- **WRITTEN REQUEST**
Every entry should be repeated exactly. Omit the pictures.

(Records with drawing code)
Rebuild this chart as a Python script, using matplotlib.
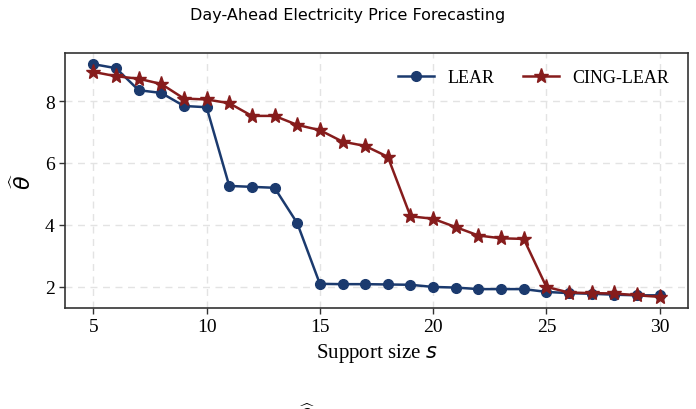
import matplotlib
matplotlib.use("Agg")
import matplotlib.pyplot as plt

support = list(range(5, 31))
lear = [9.19, 9.06, 8.35, 8.26, 7.84, 7.80, 5.26, 5.23, 5.20, 4.06,
        2.10, 2.09, 2.09, 2.08, 2.07, 2.00, 1.98, 1.93, 1.93, 1.93,
        1.84, 1.80, 1.78, 1.75, 1.73, 1.73]
cing_lear = [8.94, 8.80, 8.72, 8.55, 8.08, 8.05, 7.93, 7.52, 7.52, 7.23,
             7.06, 6.69, 6.55, 6.20, 4.28, 4.20, 3.93, 3.66, 3.57, 3.55,
             2.00, 1.82, 1.80, 1.79, 1.73, 1.68]
title = "Day-Ahead Electricity Price Forecasting"
xticks = [5, 10, 15, 20, 25, 30]
yticks = [2, 4, 6, 8]

plt.rcParams['font.family'] = ['Liberation Serif', 'DejaVu Serif']
plt.rcParams['mathtext.fontset'] = 'dejavusans'

fig = plt.figure(figsize=(6.96, 4.10), dpi=100)
ax = fig.add_axes([0.0934, 0.2463, 0.8951, 0.622])

blue = "#1b3a6e"
red = "#861c1c"
ax.plot(support, lear, color=blue, marker='o', markersize=7, linewidth=1.8, label="LEAR", zorder=3)
ax.plot(support, cing_lear, color=red, marker='*', markersize=11, linewidth=1.8, label="CING-LEAR", zorder=3)

ax.set_xticks(xticks)
ax.set_yticks(yticks)
ax.set_xlim(3.75, 31.25)
ax.set_ylim(1.32, 9.55)
ax.tick_params(labelsize=14, length=4, width=1.0, color="#333333")
ax.grid(True, linestyle=(0, (5, 4)), color="#e3e3e3", linewidth=1.0)
ax.set_axisbelow(True)
for s in ax.spines.values():
    s.set_color("#333333")
    s.set_linewidth(1.2)

ax.set_xlabel(r"Support size $s$", fontsize=15, labelpad=4)
ax.set_ylabel(r"$\widehat{\theta}$", fontsize=16, labelpad=6)
ax.legend(loc="upper right", ncol=2, frameon=False, fontsize=13,
          bbox_to_anchor=(0.995, 1.0), columnspacing=1.6, handlelength=2.0,
          handletextpad=0.7)

fig.text(0.5, 0.963, title, ha="center", va="center", fontsize=11.5, family=["DejaVu Sans"])
fig.text(0.44, 0.014, r"$\widehat{\theta}$", ha="center", va="top", fontsize=16)

fig.savefig("out.png", dpi=100)
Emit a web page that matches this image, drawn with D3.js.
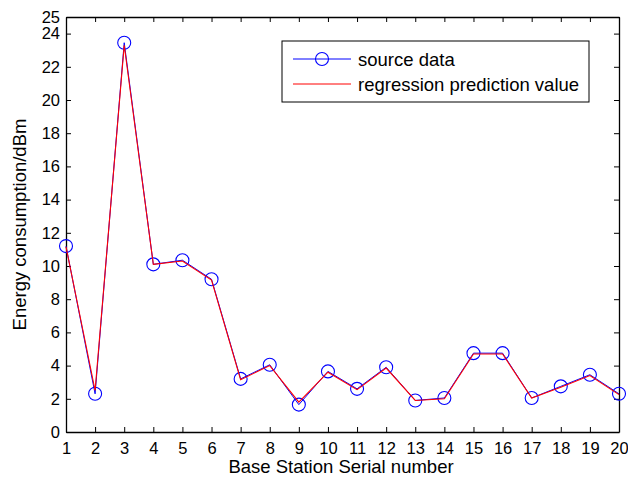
<!DOCTYPE html>
<html>
<head>
<meta charset="utf-8">
<script src="https://cdn.jsdelivr.net/npm/d3@7"></script>
<style>
  body { margin: 0; background: #fff; }
  text { font-family: "Liberation Sans", Arial, sans-serif; fill: #000; }
</style>
</head>
<body>
<div id="chart"></div>
<script>
const stations = d3.range(1, 21);
const sourceData = [11.2, 2.3, 23.45, 10.1, 10.35, 9.2, 3.2, 4.05, 1.65, 3.65,
                    2.6, 3.9, 1.9, 2.05, 4.75, 4.75, 2.05, 2.75, 3.45, 2.3];
const predicted = [11.15, 2.5, 23.3, 10.1, 10.3, 9.15, 3.15, 4.0, 1.8, 3.6,
                   2.55, 3.85, 1.9, 2.0, 4.7, 4.7, 2.05, 2.7, 3.4, 2.25];
const yTicks = [0, 2, 4, 6, 8, 10, 12, 14, 16, 18, 20, 22, 24, 25];

const width = 628, height = 482;
const margin = { left: 66, right: 9, top: 17, bottom: 50 };

const svg = d3.select('#chart').append('svg')
  .attr('width', width)
  .attr('height', height);

const x = d3.scaleLinear().domain([1, 20]).range([margin.left, width - margin.right]);
const y = d3.scaleLinear().domain([0, 25]).range([height - margin.bottom, margin.top]);

const x0 = x.range()[0], x1 = x.range()[1];
const y0 = y.range()[0], y1 = y.range()[1];

// eje inferior / izquierdo con ticks hacia dentro
const xAxis = svg.append('g')
  .attr('transform', `translate(0,${y0})`)
  .call(d3.axisBottom(x).tickValues(stations).tickSizeInner(-5).tickSizeOuter(0).tickPadding(10));
const yAxis = svg.append('g')
  .attr('transform', `translate(${x0},0)`)
  .call(d3.axisLeft(y).tickValues(yTicks).tickSizeInner(-5).tickSizeOuter(0).tickPadding(6));
const xTop = svg.append('g')
  .attr('transform', `translate(0,${y1})`)
  .call(d3.axisTop(x).tickValues(stations).tickSizeInner(-5).tickSizeOuter(0).tickFormat(''));
const yRight = svg.append('g')
  .attr('transform', `translate(${x1},0)`)
  .call(d3.axisRight(y).tickValues(yTicks).tickSizeInner(-5).tickSizeOuter(0).tickFormat(''));

[xAxis, yAxis, xTop, yRight].forEach(g => {
  g.select('.domain').attr('stroke', '#000').attr('stroke-width', 1.3);
  g.selectAll('.tick line').attr('stroke', '#000');
  g.selectAll('text').attr('font-size', 16.5).attr('font-family', '"Liberation Sans", Arial, sans-serif');
});

const line = d3.line().x((d, i) => x(stations[i])).y(d => y(d));

svg.append('path')
  .datum(sourceData)
  .attr('fill', 'none')
  .attr('stroke', '#0000ff')
  .attr('stroke-width', 1)
  .attr('d', line);

svg.append('g')
  .selectAll('circle')
  .data(sourceData)
  .enter().append('circle')
  .attr('cx', (d, i) => x(stations[i]))
  .attr('cy', d => y(d))
  .attr('r', 6.5)
  .attr('fill', 'none')
  .attr('stroke', '#0000ff')
  .attr('stroke-width', 1.1);

svg.append('path')
  .datum(predicted)
  .attr('fill', 'none')
  .attr('stroke', '#ff0000')
  .attr('stroke-width', 1.1)
  .attr('d', line);

// etiquetas
svg.append('text')
  .attr('x', 341)
  .attr('y', 473)
  .attr('text-anchor', 'middle')
  .attr('font-size', 18.5)
  .text('Base Station Serial number');

svg.append('text')
  .attr('transform', `translate(26,${(y0 + y1) / 2}) rotate(-90)`)
  .attr('text-anchor', 'middle')
  .attr('font-size', 18.5)
  .text('Energy consumption/dBm');

// leyenda
const legend = svg.append('g').attr('transform', 'translate(282,41)');
legend.append('rect')
  .attr('width', 307).attr('height', 61)
  .attr('fill', '#fff').attr('stroke', '#000').attr('stroke-width', 1);
legend.append('line')
  .attr('x1', 11).attr('x2', 69).attr('y1', 18).attr('y2', 18)
  .attr('stroke', '#0000ff');
legend.append('circle')
  .attr('cx', 40).attr('cy', 18).attr('r', 6.5)
  .attr('fill', 'none').attr('stroke', '#0000ff').attr('stroke-width', 1.1);
legend.append('line')
  .attr('x1', 11).attr('x2', 69).attr('y1', 43).attr('y2', 43)
  .attr('stroke', '#ff0000');
legend.append('text').attr('x', 76).attr('y', 24.5).attr('font-size', 18.5).text('source data');
legend.append('text').attr('x', 76).attr('y', 49.5).attr('font-size', 18.5).text('regression prediction value');
</script>
</body>
</html>
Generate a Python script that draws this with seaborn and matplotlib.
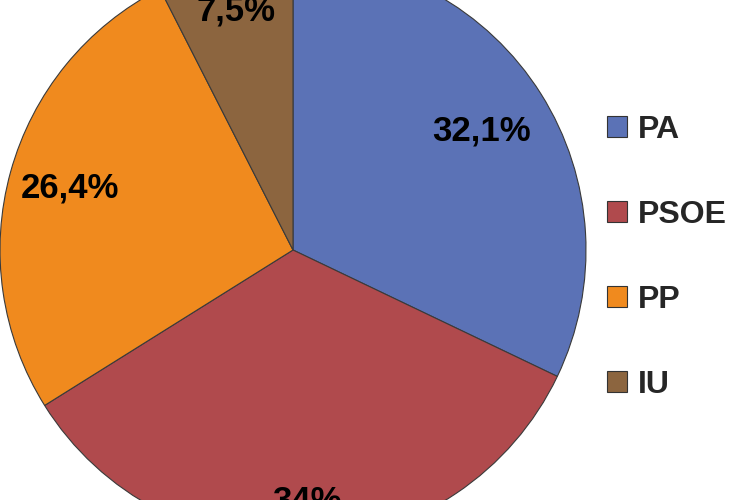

- **OUTPUT**
Rebuild this chart as a Python script, using matplotlib.
import matplotlib
matplotlib.use("Agg")
import matplotlib.pyplot as plt

support = list(range(5, 31))
lear = [9.19, 9.06, 8.35, 8.26, 7.84, 7.80, 5.26, 5.23, 5.20, 4.06,
        2.10, 2.09, 2.09, 2.08, 2.07, 2.00, 1.98, 1.93, 1.93, 1.93,
        1.84, 1.80, 1.78, 1.75, 1.73, 1.73]
cing_lear = [8.94, 8.80, 8.72, 8.55, 8.08, 8.05, 7.93, 7.52, 7.52, 7.23,
             7.06, 6.69, 6.55, 6.20, 4.28, 4.20, 3.93, 3.66, 3.57, 3.55,
             2.00, 1.82, 1.80, 1.79, 1.73, 1.68]
title = "Day-Ahead Electricity Price Forecasting"
xticks = [5, 10, 15, 20, 25, 30]
yticks = [2, 4, 6, 8]

plt.rcParams['font.family'] = ['Liberation Serif', 'DejaVu Serif']
plt.rcParams['mathtext.fontset'] = 'dejavusans'

fig = plt.figure(figsize=(6.96, 4.10), dpi=100)
ax = fig.add_axes([0.0934, 0.2463, 0.8951, 0.622])

blue = "#1b3a6e"
red = "#861c1c"
ax.plot(support, lear, color=blue, marker='o', markersize=7, linewidth=1.8, label="LEAR", zorder=3)
ax.plot(support, cing_lear, color=red, marker='*', markersize=11, linewidth=1.8, label="CING-LEAR", zorder=3)

ax.set_xticks(xticks)
ax.set_yticks(yticks)
ax.set_xlim(3.75, 31.25)
ax.set_ylim(1.32, 9.55)
ax.tick_params(labelsize=14, length=4, width=1.0, color="#333333")
ax.grid(True, linestyle=(0, (5, 4)), color="#e3e3e3", linewidth=1.0)
ax.set_axisbelow(True)
for s in ax.spines.values():
    s.set_color("#333333")
    s.set_linewidth(1.2)

ax.set_xlabel(r"Support size $s$", fontsize=15, labelpad=4)
ax.set_ylabel(r"$\widehat{\theta}$", fontsize=16, labelpad=6)
ax.legend(loc="upper right", ncol=2, frameon=False, fontsize=13,
          bbox_to_anchor=(0.995, 1.0), columnspacing=1.6, handlelength=2.0,
          handletextpad=0.7)

fig.text(0.5, 0.963, title, ha="center", va="center", fontsize=11.5, family=["DejaVu Sans"])
fig.text(0.44, 0.014, r"$\widehat{\theta}$", ha="center", va="top", fontsize=16)

fig.savefig("out.png", dpi=100)
Emit a web page that matches this image, drawn with D3.js.
<!DOCTYPE html>
<html>
<head>
<meta charset="utf-8">
<script src="https://cdn.jsdelivr.net/npm/d3@7"></script>
<style>
  body { margin: 0; background: #fff; }
  text { font-family: "Liberation Sans", Arial, sans-serif; fill: #000; }
</style>
</head>
<body>
<div id="chart"></div>
<script>
const stations = d3.range(1, 21);
const sourceData = [11.2, 2.3, 23.45, 10.1, 10.35, 9.2, 3.2, 4.05, 1.65, 3.65,
                    2.6, 3.9, 1.9, 2.05, 4.75, 4.75, 2.05, 2.75, 3.45, 2.3];
const predicted = [11.15, 2.5, 23.3, 10.1, 10.3, 9.15, 3.15, 4.0, 1.8, 3.6,
                   2.55, 3.85, 1.9, 2.0, 4.7, 4.7, 2.05, 2.7, 3.4, 2.25];
const yTicks = [0, 2, 4, 6, 8, 10, 12, 14, 16, 18, 20, 22, 24, 25];

const width = 628, height = 482;
const margin = { left: 66, right: 9, top: 17, bottom: 50 };

const svg = d3.select('#chart').append('svg')
  .attr('width', width)
  .attr('height', height);

const x = d3.scaleLinear().domain([1, 20]).range([margin.left, width - margin.right]);
const y = d3.scaleLinear().domain([0, 25]).range([height - margin.bottom, margin.top]);

const x0 = x.range()[0], x1 = x.range()[1];
const y0 = y.range()[0], y1 = y.range()[1];

// eje inferior / izquierdo con ticks hacia dentro
const xAxis = svg.append('g')
  .attr('transform', `translate(0,${y0})`)
  .call(d3.axisBottom(x).tickValues(stations).tickSizeInner(-5).tickSizeOuter(0).tickPadding(10));
const yAxis = svg.append('g')
  .attr('transform', `translate(${x0},0)`)
  .call(d3.axisLeft(y).tickValues(yTicks).tickSizeInner(-5).tickSizeOuter(0).tickPadding(6));
const xTop = svg.append('g')
  .attr('transform', `translate(0,${y1})`)
  .call(d3.axisTop(x).tickValues(stations).tickSizeInner(-5).tickSizeOuter(0).tickFormat(''));
const yRight = svg.append('g')
  .attr('transform', `translate(${x1},0)`)
  .call(d3.axisRight(y).tickValues(yTicks).tickSizeInner(-5).tickSizeOuter(0).tickFormat(''));

[xAxis, yAxis, xTop, yRight].forEach(g => {
  g.select('.domain').attr('stroke', '#000').attr('stroke-width', 1.3);
  g.selectAll('.tick line').attr('stroke', '#000');
  g.selectAll('text').attr('font-size', 16.5).attr('font-family', '"Liberation Sans", Arial, sans-serif');
});

const line = d3.line().x((d, i) => x(stations[i])).y(d => y(d));

svg.append('path')
  .datum(sourceData)
  .attr('fill', 'none')
  .attr('stroke', '#0000ff')
  .attr('stroke-width', 1)
  .attr('d', line);

svg.append('g')
  .selectAll('circle')
  .data(sourceData)
  .enter().append('circle')
  .attr('cx', (d, i) => x(stations[i]))
  .attr('cy', d => y(d))
  .attr('r', 6.5)
  .attr('fill', 'none')
  .attr('stroke', '#0000ff')
  .attr('stroke-width', 1.1);

svg.append('path')
  .datum(predicted)
  .attr('fill', 'none')
  .attr('stroke', '#ff0000')
  .attr('stroke-width', 1.1)
  .attr('d', line);

// etiquetas
svg.append('text')
  .attr('x', 341)
  .attr('y', 473)
  .attr('text-anchor', 'middle')
  .attr('font-size', 18.5)
  .text('Base Station Serial number');

svg.append('text')
  .attr('transform', `translate(26,${(y0 + y1) / 2}) rotate(-90)`)
  .attr('text-anchor', 'middle')
  .attr('font-size', 18.5)
  .text('Energy consumption/dBm');

// leyenda
const legend = svg.append('g').attr('transform', 'translate(282,41)');
legend.append('rect')
  .attr('width', 307).attr('height', 61)
  .attr('fill', '#fff').attr('stroke', '#000').attr('stroke-width', 1);
legend.append('line')
  .attr('x1', 11).attr('x2', 69).attr('y1', 18).attr('y2', 18)
  .attr('stroke', '#0000ff');
legend.append('circle')
  .attr('cx', 40).attr('cy', 18).attr('r', 6.5)
  .attr('fill', 'none').attr('stroke', '#0000ff').attr('stroke-width', 1.1);
legend.append('line')
  .attr('x1', 11).attr('x2', 69).attr('y1', 43).attr('y2', 43)
  .attr('stroke', '#ff0000');
legend.append('text').attr('x', 76).attr('y', 24.5).attr('font-size', 18.5).text('source data');
legend.append('text').attr('x', 76).attr('y', 49.5).attr('font-size', 18.5).text('regression prediction value');
</script>
</body>
</html>
Generate a Python script that draws this with seaborn and matplotlib.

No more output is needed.